Love After Death: The Story Of Carl Tanzler And Maria Elena Milagro de Hoyos
By | October 13, 2019

Traditional wedding vows usually contain phrases such as “until death do us part” or “as long as we both shall live,” but for a deranged doctor named Carl Tanzler that wasn’t good enough. His love for his patient, Maria Elena Milagro de Hoyos, was so strong that he could not let her go, even after she died.
His full name was Georg Karl Tanzler and he was born in Dresden, Germany, on February 8, 1877. According to Tanzler, it was during his childhood that he first became aware of his beloved. He claimed to have been visited by the spirit of a deceased relative, who revealed the face of his one true love. It would be years later before he would meet the real Elena. First, he had to travel the world, spending most of World War I in an internment camp in Australia.

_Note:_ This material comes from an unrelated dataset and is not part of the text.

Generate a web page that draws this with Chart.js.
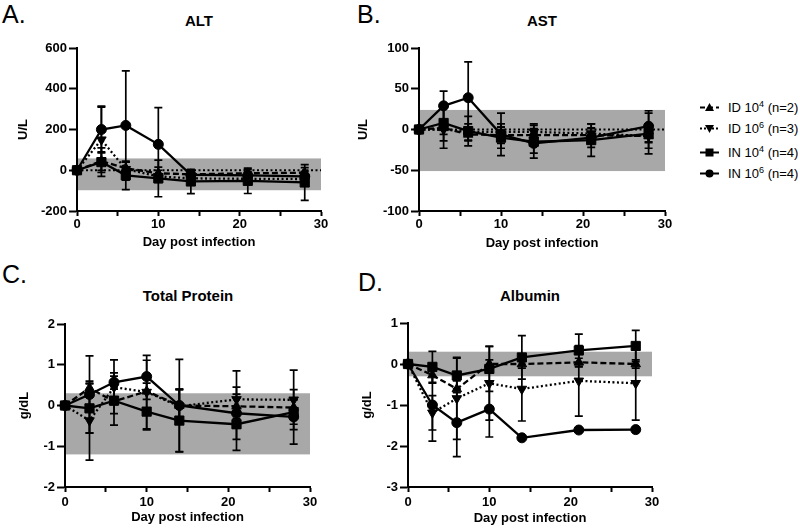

Having reached his forties without meeting his fated lover, Tanzler married a woman named Doris Shafer instead and had two daughters with her. He eventually left them and traveled to the United States in 1926 where, after a brief stop in Cuba, he lived in Zephyrhills, Florida. His wife and daughters joined him in Florida only to have him leave them again, this time to Key West, Florida, less than a year later. It was while working at a U.S. Marine hospital in Key West as a radiological technician under the name Carl von Cosel that he finally met the real Elena.

Maria Elena Milagro de Hoyos was born on July 31, 1909, in Key West, Florida. She had married at a young age, but her husband left her shortly after she suffered a miscarriage. To make matters worse, she soon fell ill and on April 22, 1930, her mother, Aurora de Hoyos, brought her into the Marine hospital. Elena was diagnosed with tuberculosis which was, at that time, incurable. However, Tanzler immediately recognized her as the girl from his childhood vision and was determined to save her.
Tanzler obtained permission to try several experimental treatments, many of which were homemade elixirs, in his attempts to cure Elena. At the same time, he attempted to woo her with expensive gifts, though there was never any indication that his feelings were reciprocated. Despite all of Tanzler’s efforts, Elena died on October 25, 1931. Tanzler insisted on paying for the funeral expenses and even purchased a stone mausoleum to house her corpse. Elena’s family mourned her but eventually moved on. Tanzler, however, did not.

The doctor continued to make regular visits to the mausoleum for the next two years. Eventually, rumors regarding his obsessive behavior cost him his job. Then in April 1933, after allegedly hearing Elena’s spirit begging to be rescued from her tomb, Tanzler removed her body from the mausoleum and used a toy wagon to bring it home with him. In order to preserve her body, he used wire to keep her skeleton intact, replaced her eyes with glass orbs, filled the body cavities with rags, and replaced decayed skin with plaster and fabric. He even made her a wig from her own hair and used perfume and disinfectant to mask her smell. He lived with her body for seven years, keeping her in his bed, and allegedly working to build an aircraft which he believed would fly him and Elena to the stratosphere where she would be rejuvenated Frankenstein-style.

In October 1940, Elena’s sister, Florinda, heard rumors that Tanzler was sleeping with her sister’s corpse. She contacted the authorities and Tanzler was arrested merely for gravesite desecration as there was no specific law against stealing a corpse. There was no proof at the time that he’d engaged in necrophilia, but later examinations indicated it to be a possibility. Tanzler stood trial for gravesite desecration and even confessed to keeping the body but was acquitted due to the statute of limitations had passed.

Ultimately, Elena’s body was reinterred in an unmarked grave, but not until after it had sat on display at the local funeral home where people paid to see it. Tanzler returned to Zephyrhills and even published an autobiography. He died in July of 1952, but first, he created a life-size doll in Elena’s image. His body was not found until three days after his death and the doll was allegedly found nearby.